The HDDS-4209 Jira fixes the file system semantics and management in Ozone. On top of the flat name structure, which is Pure Object store, as a workaround the Hierarchical namespace structure is added. This ensures S3A compatibility with Ozone.
CDPD-42897: EC writes are failing with "No enough datanodes to choose" after EC replication config set globally.
EC writes starts failing when large number of pipelines are created as a result of multiple EC configs with different chunk sizes used to write keys.
If standard EC configs (i.e, rs-3-2-1024k) are used to write keys, number of pipelines created per datanode will be limited to 5 and this issue is not seen with standard EC configs.
The recommendation is not to create too many random chunk sizes. It is configurable because, users can decide based on their workload. But not to have separate chunksizes for each file.
CDPD-41539: "No such file or directory" returned when EC file is read using older ofs client.
You must upgrade the client before trying to read the key: vol1/ecbuck1/1GB_ec".
CDPD-43348: Functionally the operation is successful but there is ERROR/WARNING logs on console which are not required when online reconstruction is done.
None
CDPD-43347: When the blocks in one of the container replica is corrupted, SCM is unable to re-replicate the corrupted container replica.
None
CDPD-43327: Auto reload is disabled when the user wishes to freeze the current state of the Recon UI, if revisiting or switching to another tab turn auto reload back on. Disabling it does not work.
None
CDPD-43288: Partial offline reconstruction does not happen in ozone erasure coding. If number of available target datanodes is less than the number of failed datanodes in ozone EC container group, container is not constructed again.
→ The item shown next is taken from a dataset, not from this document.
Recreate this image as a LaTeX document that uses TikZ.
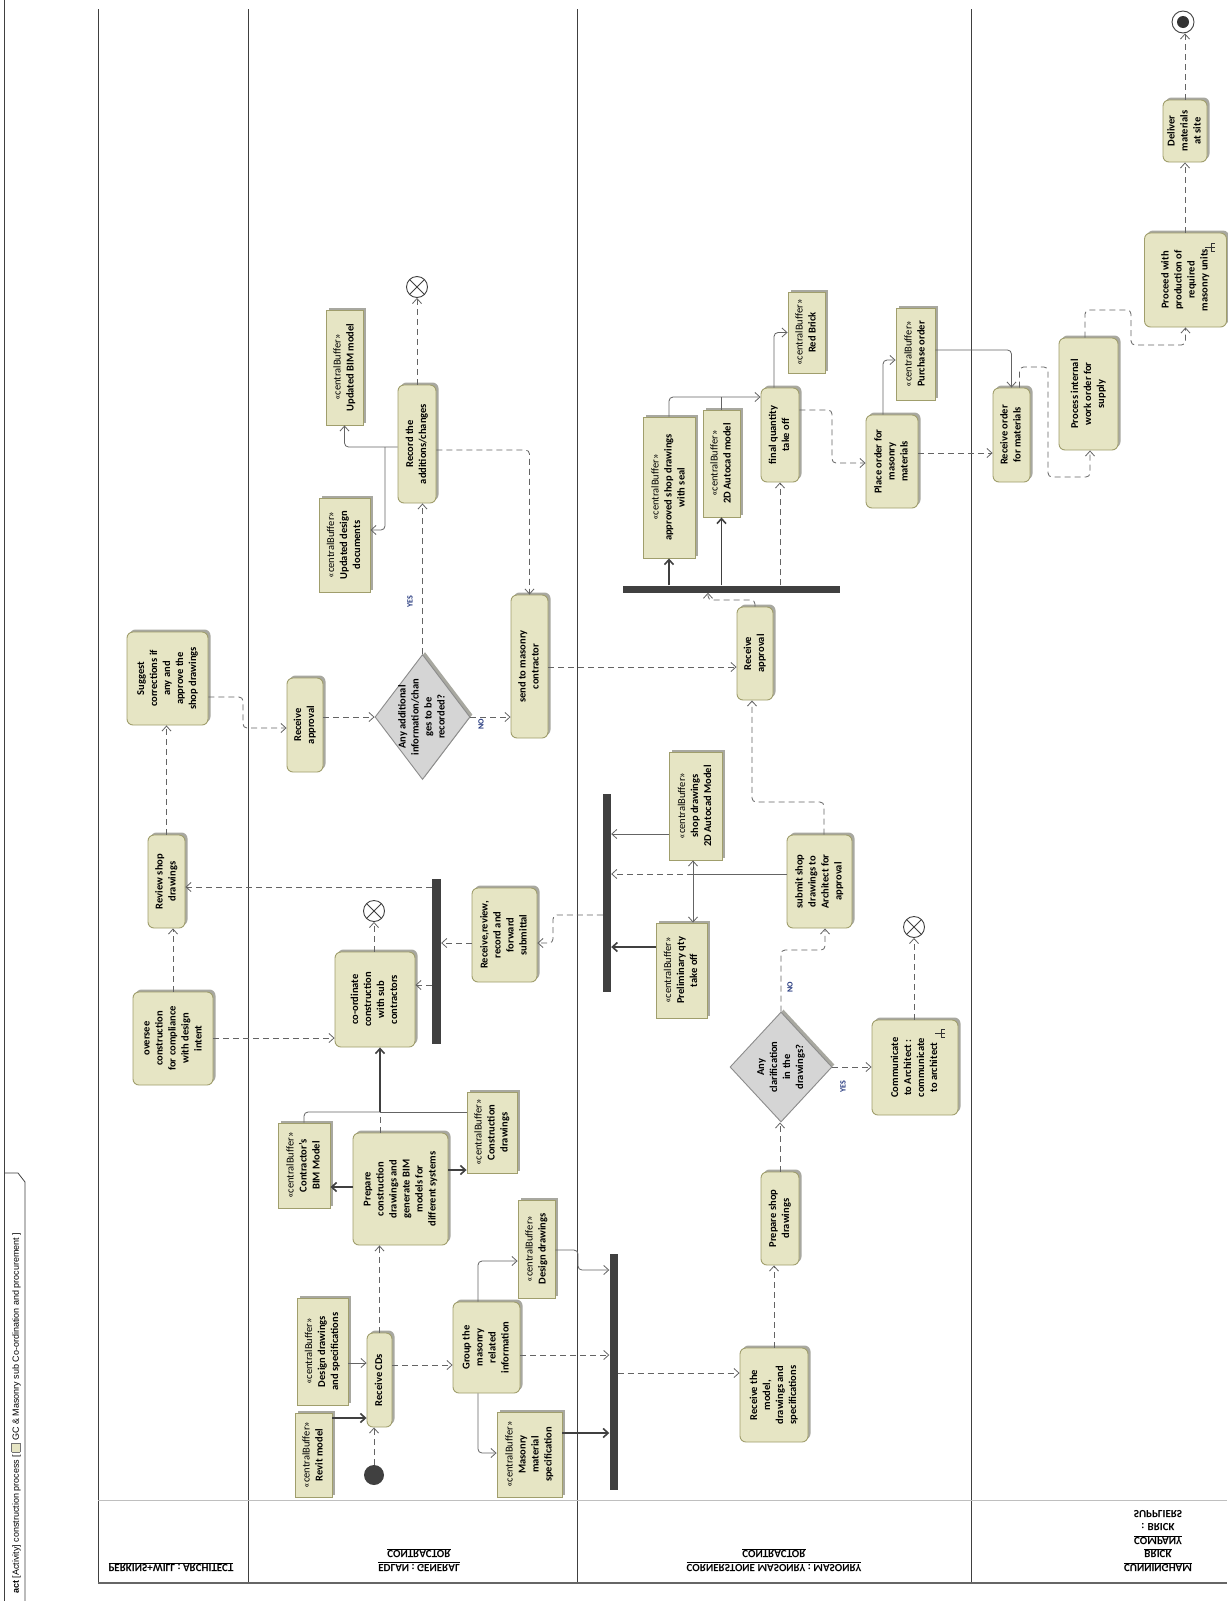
\documentclass[tikz,border=0pt]{standalone}
\usepackage{fontspec}
\setmainfont{Carlito}
\newfontfamily\tabfont{Liberation Sans}
\usetikzlibrary{arrows.meta, shapes.geometric, shadows}

\definecolor{actfill}{RGB}{230,229,196}
\definecolor{actline}{RGB}{160,158,108}
\definecolor{decfill}{RGB}{213,213,213}
\definecolor{decline}{RGB}{140,140,140}
\definecolor{flowgray}{RGB}{100,100,100}
\definecolor{bardark}{RGB}{64,64,64}
\definecolor{lblblue}{RGB}{35,55,125}
\definecolor{shade}{RGB}{168,168,160}

\newcommand{\vtext}[1]{\rotatebox{90}{\begin{tabular}{@{}c@{}}#1\end{tabular}}}
\newcommand{\cbuf}[1]{\vtext{\mdseries «centralBuffer»\\#1}}
\newcommand{\flipped}[1]{\scalebox{1}[-1]{\begin{tabular}{@{}c@{}}#1\end{tabular}}}

\tikzset{
  rakeicon/.pic={
    \draw[line width=0.7pt, black!80] (-5,0) -- (5,0) (1,-4) -- (1,4) (1,-4) -- (5,-4) (1,4) -- (5,4);
  }
}

\begin{document}
\begin{tikzpicture}[x=1pt, y=-1pt,
  act/.style 2 args={draw=actline, fill=actfill, line width=0.9pt, rounded corners=6pt,
    minimum width=#1pt, minimum height=#2pt, inner sep=0pt,
    font=\fontsize{10.5}{13}\selectfont\bfseries,
    drop shadow={shadow xshift=2.5pt, shadow yshift=2.5pt, fill=shade, opacity=1}},
  obj/.style 2 args={draw=actline, fill=actfill, line width=0.9pt,
    minimum width=#1pt, minimum height=#2pt, inner sep=0pt,
    font=\fontsize{10.5}{13}\selectfont\bfseries,
    drop shadow={shadow xshift=2.5pt, shadow yshift=2.5pt, fill=shade, opacity=1}},
  dec/.style 2 args={diamond, draw=decline, fill=decfill, line width=0.9pt,
    minimum width=#1pt, minimum height=#2pt, inner sep=-10pt,
    font=\fontsize{10.5}{13}\selectfont\bfseries,
    drop shadow={shadow xshift=2.5pt, shadow yshift=2.5pt, fill=shade, opacity=1}},
  bar/.style 2 args={fill=bardark, minimum width=#1pt, minimum height=#2pt, inner sep=0pt},
  ini/.style={circle, fill=bardark, minimum size=20pt, inner sep=0pt},
  flowfin/.style={circle, draw=black!75, fill=white, line width=0.9pt, minimum size=21pt, inner sep=0pt,
    path picture={\draw[line width=0.9pt, black!75]
      (path picture bounding box.north west) -- (path picture bounding box.south east)
      (path picture bounding box.north east) -- (path picture bounding box.south west);}},
  actfin/.style={circle, draw=black!75, fill=white, line width=0.9pt, minimum size=22pt, inner sep=0pt,
    path picture={\fill[black!80] (path picture bounding box.center) circle (6pt);}},
  ctrl/.style={draw=flowgray, line width=0.8pt, dash pattern=on 6pt off 4pt, rounded corners=4pt,
    -{Straight Barb[length=5pt, width=9pt]}},
  ctrlnt/.style={draw=flowgray, line width=0.8pt, dash pattern=on 6pt off 4pt, rounded corners=4pt},
  objf/.style={draw=flowgray, line width=0.8pt, rounded corners=4pt,
    -{Straight Barb[length=5pt, width=9pt]}},
  objnt/.style={draw=flowgray, line width=0.8pt, rounded corners=4pt},
  objk/.style={draw=black!75, line width=1.6pt, -{Straight Barb[length=5pt, width=9pt]}},
  lane/.style={draw=black!75, line width=0.8pt},
  guard/.style={font=\fontsize{8}{9}\selectfont\bfseries, text=lblblue, inner sep=0pt},
  lanehead/.style={font=\fontsize{11}{13.5}\selectfont\bfseries, inner sep=0pt},
]
\useasboundingbox (0,0) rectangle (1227,1601);
\fill[white] (0,0) rectangle (1227,1601);

% Frame and title tab
\draw[lane] (4,0) -- (4,1601);
\draw[lane] (4,1173) -- (18,1173) -- (25,1182) -- (25,1601);
\node[rotate=90, anchor=west, inner sep=0pt, font=\tabfont\fontsize{9}{10}\selectfont] (title) at (16,1594)
  {\textbf{act} [Activity] construction process [ \setlength{\fboxsep}{1pt}\fcolorbox{black!55}{actfill}{\rule{0pt}{6pt}\hspace{6pt}} GC \& Masonry sub Co-ordination and procurement ]};

% Swimlanes
\foreach \lx in {98,248,577,971}
  \draw[lane] (\lx,9) -- (\lx,1583);
\draw[draw=black!25, line width=0.8pt] (98,1500) -- (1227,1500);
\draw[draw=black!60, line width=1.4pt] (98,1583) -- (1227,1583);

\node[lanehead] (hArch) at (171,1567) {\flipped{\underline{PERKINS+WILL : ARCHITECT}}};
\node[lanehead] (hGC) at (419,1560) {\flipped{\underline{EDLAN : GENERAL}\\\underline{CONTRACTOR}}};
\node[lanehead] (hMas) at (774,1560) {\flipped{\underline{CORNERSTONE MASONRY : MASONRY}\\\underline{CONTRACTOR}}};
\node[lanehead] (hSup) at (1158,1540) {\flipped{\underline{CUNNINGHAM}\\\underline{BRICK}\\\underline{COMPANY}\\: BRICK\\SUPPLIERS}};

% Architect lane
\node[act={81}{93}] (suggest) at (167.5,678.5) {\vtext{Suggest\\corrections if\\any and\\approve the\\shop drawings}};
\node[act={37}{93}] (review) at (166.5,881.5) {\vtext{Review shop\\drawings}};
\node[act={80}{93}] (oversee) at (173,1038.5) {\vtext{oversee\\construction\\for compliance\\with design\\intent}};

% General contractor lane
\node[ini] (start) at (374,1475) {};
\node[obj={37}{84}] (revit) at (313.5,1455) {\cbuf{Revit model}};
\node[obj={51}{107}] (dspec) at (322.5,1351.5) {\cbuf{Design drawings\\and specifications}};
\node[act={25}{94}] (cds) at (379.5,1380) {\vtext{Receive CDs}};
\node[act={95}{112}] (prep) at (400.5,1189) {\vtext{Prepare\\construction\\drawings and\\generate BIM\\models for\\different systems}};
\node[obj={52}{85}] (bim) at (304,1165.5) {\cbuf{Contractor's\\BIM Model}};
\node[obj={50}{81}] (cdraw) at (492,1132.5) {\cbuf{Construction\\drawings}};
\node[act={67}{91}] (group) at (486.5,1347.5) {\vtext{Group the\\masonry\\related\\information}};
\node[obj={37}{98}] (ddraw) at (536.5,1249) {\cbuf{Design drawings}};
\node[obj={65}{85}] (mspec) at (529.5,1454.5) {\cbuf{Masonry\\material\\specification}};
\node[act={80}{95}] (coord) at (375,999.5) {\vtext{co-ordinate\\construction\\with sub\\contractors}};
\node[flowfin] (endA) at (374,911) {};
\node[bar={9}{165}] (forkA) at (436.5,961.5) {};
\node[act={65}{94}] (rrr) at (504.5,935) {\vtext{Receive,review,\\record and\\forward\\submittal}};
\node[act={36}{94}] (apprA) at (305,725) {\vtext{Receive\\approval}};
\node[dec={95}{125}] (addinfo) at (422.5,717) {\vtext{Any additional\\information/chan\\ges to be\\recorded?}};
\node[act={37}{143}] (send) at (529.5,666.5) {\vtext{send to masonry\\contractor}};
\node[act={38}{118}] (record) at (417,444) {\vtext{Record the\\additions/changes}};
\node[obj={37}{115}] (ubim) at (344.5,367.5) {\cbuf{Updated BIM model}};
\node[obj={51}{94}] (udoc) at (344.5,545) {\cbuf{Updated design\\documents}};
\node[flowfin] (endB) at (417,287) {};

% Masonry contractor lane
\node[bar={8}{236}] (joinB) at (613.5,1372) {};
\node[act={68}{94}] (rmodel) at (774,1395) {\vtext{Receive the\\model,\\drawings and\\specifications}};
\node[act={38}{93}] (pshop) at (780,1218.5) {\vtext{Prepare shop\\drawings}};
\node[dec={102}{110}] (clarif) at (781,1067) {\vtext{Any\\clarification\\in the\\drawings?}};
\node[act={86}{95}] (comm) at (915,1067.5) {\vtext{Communicate\\to Architect :\\communicate\\to architect}};
\pic at (940,1033) {rakeicon};
\node[flowfin] (endC) at (914,927) {};
\node[act={65}{93}] (submit) at (819.5,881.5) {\vtext{submit shop\\drawings to\\Architect for\\approval}};
\node[obj={53}{108}] (sd2d) at (695.5,806) {\cbuf{shop drawings\\2D Autocad Model}};
\node[obj={51}{95}] (prelim) at (681.5,970.5) {\cbuf{Preliminary qty\\take off}};
\node[bar={8}{198}] (forkC) at (607,893) {};
\node[act={36}{93}] (apprB) at (755,653.5) {\vtext{Receive\\approval}};
\node[bar={217}{7}] (forkD) at (731.5,589) {};
\node[obj={52}{141}] (sealed) at (669,487.5) {\cbuf{approved shop drawings\\with seal}};
\node[obj={37}{107}] (auto2d) at (721.5,463.5) {\cbuf{2D Autocad model}};
\node[act={38}{94}] (fqto) at (780,435) {\vtext{final quantity\\take off}};
\node[obj={37}{81}] (brick) at (806.5,332.5) {\cbuf{Red Brick}};
\node[act={52}{93}] (porder) at (892,461.5) {\vtext{Place order for\\masonry\\materials}};
\node[obj={39}{92}] (purch) at (915.5,354) {\cbuf{Purchase order}};

% Brick supplier lane
\node[act={37}{94}] (rorder) at (1011.5,435) {\vtext{Receive order\\for materials}};
\node[act={59}{112}] (pwork) at (1088.5,394) {\vtext{Process internal\\work order for\\supply}};
\node[act={82}{94}] (produce) at (1185.5,280) {\vtext{Proceed with\\production of\\required\\masonry units}};
\pic at (1210,247) {rakeicon};
\node[act={44}{62}] (deliver) at (1185,131) {\vtext{Deliver\\materials\\at site}};
\node[actfin] (done) at (1183,22) {};

% Guards
\node[guard] (yesA) at (410,602) {\rotatebox{90}{YES}};
\node[guard] (noA) at (481,724) {\rotatebox{90}{NO}};
\node[guard] (yesB) at (843,1087) {\rotatebox{90}{YES}};
\node[guard] (noB) at (790,987) {\rotatebox{90}{NO}};

% Flows, general contractor
\draw[ctrl] (start.north) -- (start.north |- cds.south);
\draw[ctrl] (cds.north) -- (cds.north |- prep.south);
\draw[ctrl] (cds.east |- 0,1365) -- (group.west |- 0,1365);
\coordinate (jP) at (380,1112);
\draw[ctrlnt] (prep.north -| jP) -- (jP);
\draw[objk] (jP) -- (jP |- coord.south);
\draw[objnt] (bim.north) |- (jP);
\draw[objnt] (cdraw.west |- jP) -- (jP);
\draw[objk] (prep.west |- 0,1187) -- (bim.east |- 0,1187);
\draw[objk] (prep.east |- 0,1170) -- (cdraw.west |- 0,1170);
\draw[objk] (revit.east |- 0,1418) -- (cds.west |- 0,1418);
\draw[objf] (dspec.east |- 0,1363) -- (cds.west |- 0,1363);
\draw[objf] ([xshift=-8.5pt]group.north) |- (ddraw.west |- 0,1261);
\draw[objf] ([xshift=-8.5pt]group.south) |- (mspec.west |- 0,1453);
\draw[objf] (ddraw.east |- 0,1250) -| (578,1270) -- (joinB.west |- 0,1270);
\draw[ctrl] (group.east |- 0,1355) -- (joinB.west |- 0,1355);
\draw[objk] (mspec.east |- 0,1433) -- (joinB.west |- 0,1433);

% Flows, masonry contractor
\draw[ctrl] (joinB.east |- 0,1373) -- (rmodel.west |- 0,1373);
\draw[ctrl] (rmodel.north) -- (rmodel.north |- pshop.south);
\draw[ctrl] (pshop.north) -- (pshop.north |- clarif.south);
\draw[ctrl] (clarif.east) -- (clarif.east -| comm.west);
\draw[ctrl] (clarif.north) |- (825,950) -- (825,0 |- submit.south);
\draw[ctrl] (comm.north -| endC) -- (endC);
\coordinate (jS) at (693,874);
\draw[objnt] (submit.west |- jS) -- (jS);
\draw[ctrl] (jS) -- (forkC.east |- jS);
\draw[objf] (jS) -- (jS |- sd2d.south);
\draw[objf] (jS) -- (jS |- prelim.north);
\draw[ctrl] ([xshift=4.5pt]submit.north) |- (752,802) -- (752,0 |- apprB.south);
\draw[objf] (sd2d.west |- 0,834) -- (forkC.east |- 0,834);
\draw[objk] (prelim.west |- 0,947) -- (forkC.east |- 0,947);
\draw[ctrl] (forkC.west |- 0,915) -| (553,943) -- (rrr.east |- 0,943);

% Flows, back to contractor and architect
\draw[ctrl] (rrr.west |- 0,943) -- (forkA.east |- 0,943);
\draw[ctrl] (forkA.west |- 0,985) -- (coord.east |- 0,985);
\draw[ctrl] (forkA.west |- 0,887) -- (review.east |- 0,887);
\draw[ctrl] (coord.north -| endA) -- (endA);
\draw[ctrl] (oversee.east |- 0,1038) -- (coord.west |- 0,1038);
\draw[ctrl] (oversee.north) -- (oversee.north |- review.south);
\draw[ctrl] (review.north) -- (review.north |- suggest.south);
\draw[ctrl] (suggest.east |- 0,697) -| (243,728) -- (apprA.west |- 0,728);
\draw[ctrl] (apprA.east |- addinfo.west) -- (addinfo.west);
\draw[ctrl] (addinfo.east) -- (addinfo.east -| send.west);
\draw[ctrl] (addinfo.north) -- (addinfo.north |- record.south);
\draw[ctrl] (record.north) -- (endB);
\draw[objf] (record.west |- 0,447) -| (ubim.south);
\coordinate (jR) at (385,447);
\draw[objf] (jR) |- (udoc.east |- 0,530);
\draw[ctrl] (record.east |- 0,450) -| (send.north);
\draw[ctrl] (send.east |- 0,667) -- (apprB.west |- 0,667);

% Flows, ordering and supply
\draw[ctrl] (apprB.north) |- (708,600) -- (708,0 |- forkD.south);
\draw[objk] (forkD.north -| sealed) -- (sealed.south);
\draw[objk] (forkD.north -| auto2d) -- (auto2d.south);
\draw[ctrl] (forkD.north -| fqto) -- (fqto.south);
\draw[objf] (sealed.north) |- (fqto.west |- 0,397);
\draw[objnt] (auto2d.north) -- (auto2d.north |- 0,397);
\draw[objf] ([xshift=-6pt]fqto.north) |- (brick.west);
\draw[ctrl] (fqto.east |- 0,410) -| (832,463) -- (porder.west |- 0,463);
\draw[objf] ([xshift=-9pt]porder.north) |- (purch.west |- 0,360);
\draw[ctrl] (porder.east |- 0,453) -- (rorder.west |- 0,453);
\draw[objf] (purch.east |- 0,350) -| (rorder.north);
\draw[ctrl] ([xshift=8pt]rorder.north) |- (1048,367) |- (1090,477) -- (1090,0 |- pwork.south);
\draw[ctrl] ([xshift=-3.5pt]pwork.north) |- (1131,310) |- (1185.5,345) -- (produce.south);
\draw[ctrl] (produce.north -| deliver) -- (deliver.south);
\draw[ctrl] (deliver.north) -- (deliver.north |- done.south);

\end{tikzpicture}
\end{document}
There should be enough number of datanodes present for re-replication
CDPD-43366: Containers went into unhealthy state when container scanner ran. If the container replicas are unhealthy, these replicas would be ignored while performing re-replication in case of any failure.
None
CDPD-40560: Filesystem Operations via hadoop s3a connector on a FILE_SYSTEM_OPTIMIZED bucket is supposed to fail. org.apache.hadoop.ozone.om.exceptions.OMException: Unable to get file status: volume: s3v bucket: fso key: test/
Don't run hadoop s3a commands on an FILE_SYSTEM_OPTIMIZED bucket. Use OBJECT_STORE bucket layouts.
CDPD-42832:With this issue, any long running setup or a prod server will result in data corruption resulting due to inconsistency issues. This may result in major issues with the existing LEGACY layout type.
The same test suites OzoneLongRunningTest ran with FILE_SYSTEM_OPTIMIZED("FSO") bucket layout type more than 65hrs without any issues. FSO provides atomicity and consistency guarantees for the path(dir or file) rename/delete operations irrespective of the large sub-dirs/files contained in it. This capabilities helps to make the long running test more consistent without any failures so far. Recommendation is to run bigdata HCFS workloads using the FSO bucket layout types.
CDPD-43432: Ozone Service in fault state in DataNode - Long Running setup.
Upgraded RocksDB to the latest version.
OPSAPS-63999: In the newly installed cluster, the Finish upgrade option is clickable.
None
OPSAPS-64648: Failed to start ozone node via CM if default log path /var/log/hadoop-ozone does not exist. If this path does not exists, any Ozone nodes(for example SCM or data node) restart will fail.
Run the following command sudo -u hdfs mkdir -p /var/log/hadoop-ozone or replace hdfs with the user Ozone roles that are running.